Joe Sacco’s Palestine

Sunday, April 5th, 2009

Bryan Caplan has some unanswered questions for the Palestinians Joe Sacco interviewed for his graphic novel on their plight:

  1. You’re too weak to beat the Israelis. Why don’t you just submit? (And if they responded, “Would you?,” I’d say “I already do. I think taxation is theft, but I also have the wisdom to realize that the IRS will make my life a living hell if I resist.”)
  2. The Israelis could easily have killed or exiled every Palestinian. Why didn’t they? What does that say about their objective function – and/or the objection functions of other Western countries that put pressure on Israel?
  3. Suppose all the Jews left Israel tomorrow. What would greater Palestine’s GDP per capita be ten years from now? Want to bet on that?
  4. Suppose all the Jews left Israel tomorrow. How many Palestinians would still die violent deaths during the next ten years? How many political prisoners will there be in ten years? Want to bet on that?

I realize, of course, that these are insensitive questions to ask someone who spent years in an Israeli prison for a crime he didn’t commit. But I’d still like some honest answers.

The comments are lively:

You appear to be woefully ignorant of the history of Palestine. In short, there was nothing there, until the Jews began to migrate there in the late 19th century.
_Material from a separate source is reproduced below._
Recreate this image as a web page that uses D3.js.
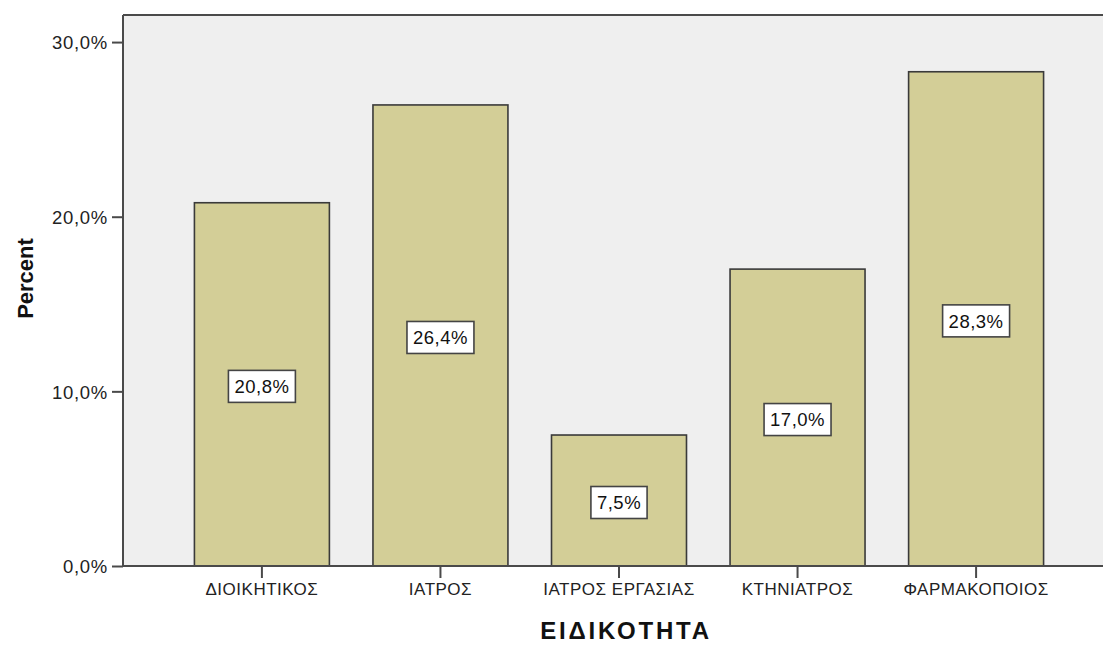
<!DOCTYPE html>
<html>
<head>
<meta charset="utf-8">
<script src="https://cdn.jsdelivr.net/npm/d3@7"></script>
<style>
  html, body { margin: 0; padding: 0; background: #ffffff; }
  svg { display: block; font-family: "Liberation Sans", Arial, sans-serif; }
</style>
</head>
<body>
<svg id="chart" width="1103" height="645"></svg>
<script>
// Percentage of respondents by speciality
const categories = ["ΔΙΟΙΚΗΤΙΚΟΣ", "ΙΑΤΡΟΣ", "ΙΑΤΡΟΣ ΕΡΓΑΣΙΑΣ", "ΚΤΗΝΙΑΤΡΟΣ", "ΦΑΡΜΑΚΟΠΟΙΟΣ"];
const percents = [20.8, 26.4, 7.5, 17.0, 28.3];
const yTicks = [0, 10, 20, 30];
const xTitle = "ΕΙΔΙΚΟΤΗΤΑ";
const yTitle = "Percent";

const fmt = v => v.toFixed(1).replace(".", ",") + "%";

const svg = d3.select("#chart");
const plot = { left: 123, right: 1115, top: 15, bottom: 566 };

const x = d3.scaleBand()
  .domain(categories)
  .range([plot.left, plot.right])
  .paddingInner(0.244)
  .paddingOuter(0.4);

const y = d3.scaleLinear()
  .domain([0, 31.55])
  .range([plot.bottom, plot.top]);

// plot background
svg.append("rect")
  .attr("x", plot.left).attr("y", plot.top)
  .attr("width", plot.right - plot.left).attr("height", plot.bottom - plot.top)
  .attr("fill", "#efefef");

// bars
svg.append("g").selectAll("rect")
  .data(categories)
  .join("rect")
  .attr("x", d => x(d))
  .attr("y", (d, i) => y(percents[i]))
  .attr("width", x.bandwidth())
  .attr("height", (d, i) => y(0) - y(percents[i]))
  .attr("fill", "#d3ce97")
  .attr("stroke", "#3a3a3a")
  .attr("stroke-width", 1.6);

// frame: top border
svg.append("line")
  .attr("x1", plot.left).attr("x2", plot.right)
  .attr("y1", plot.top).attr("y2", plot.top)
  .attr("stroke", "#4a4a4a").attr("stroke-width", 2);

// y axis
const yAxis = svg.append("g")
  .attr("transform", `translate(${plot.left},0)`)
  .call(d3.axisLeft(y).tickValues(yTicks).tickFormat(fmt).tickSize(11).tickPadding(4));
yAxis.select(".domain").attr("d", `M0,${plot.top}V${plot.bottom}`).attr("stroke", "#4a4a4a").attr("stroke-width", 2);
yAxis.selectAll(".tick line").attr("stroke", "#4a4a4a").attr("stroke-width", 2);
yAxis.selectAll(".tick text")
  .attr("fill", "#222").attr("font-size", 18.5).attr("font-family", "Liberation Sans, Arial, sans-serif")
  .attr("letter-spacing", 0.7).attr("dy", "0.36em");

// x axis
const xAxis = svg.append("g")
  .attr("transform", `translate(0,${plot.bottom})`)
  .call(d3.axisBottom(x).tickSize(12).tickPadding(5));
xAxis.select(".domain").attr("d", `M${plot.left},0H${plot.right}`).attr("stroke", "#4a4a4a").attr("stroke-width", 2);
xAxis.selectAll(".tick line").attr("stroke", "#4a4a4a").attr("stroke-width", 2);
xAxis.selectAll(".tick text")
  .attr("fill", "#222").attr("font-size", 17).attr("font-family", "Liberation Sans, Arial, sans-serif")
  .attr("letter-spacing", 0.5);

// value labels in boxes at mid-height of each bar
const labels = svg.append("g").selectAll("g")
  .data(categories)
  .join("g")
  .attr("transform", (d, i) => `translate(${x(d) + x.bandwidth() / 2},${(y(0) + y(percents[i])) / 2 + 2})`);

labels.append("text")
  .attr("text-anchor", "middle")
  .attr("dy", "0.36em")
  .attr("font-size", 18.5)
  .attr("letter-spacing", 0.5)
  .attr("fill", "#111")
  .text((d, i) => fmt(percents[i]));

labels.each(function () {
  const g = d3.select(this);
  const bb = g.select("text").node().getBBox();
  g.insert("rect", "text")
    .attr("x", bb.x - 6).attr("y", -16)
    .attr("width", bb.width + 12).attr("height", 32)
    .attr("fill", "#ffffff")
    .attr("stroke", "#444")
    .attr("stroke-width", 1.6);
});

// axis titles
svg.append("text")
  .attr("x", 626).attr("y", 639)
  .attr("text-anchor", "middle")
  .attr("font-size", 24).attr("font-weight", "bold")
  .attr("letter-spacing", 2.8)
  .attr("fill", "#111")
  .text(xTitle);

svg.append("text")
  .attr("transform", `translate(33,${(plot.top + plot.bottom) / 2 - 12}) rotate(-90)`)
  .attr("text-anchor", "middle")
  .attr("font-size", 22).attr("font-weight", "bold")
  .attr("fill", "#111")
  .text(yTitle);
</script>
</body>
</html>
Many famous people traveled to Palestine in the 19th century, Mark Twain, Herman Melville, Gustave Flaubert. All agreed it was a lawless wasteland. Which is pretty much why the Turks allowed the Jews in; they (correctly) thought that the Jews would develop it economically.

The great travel agent/entrepreneur, Thomas Cook had to take everything with him for his Tours of the Holy Land. Food, utensils, stoves, tents, bedding, armed guards…the works.

Take a look at a map and see how tiny a sliver of land Israel is compared to what surrounds them. 5 million Jews living in a few square miles can’t be the reason the Arab world is such a mess.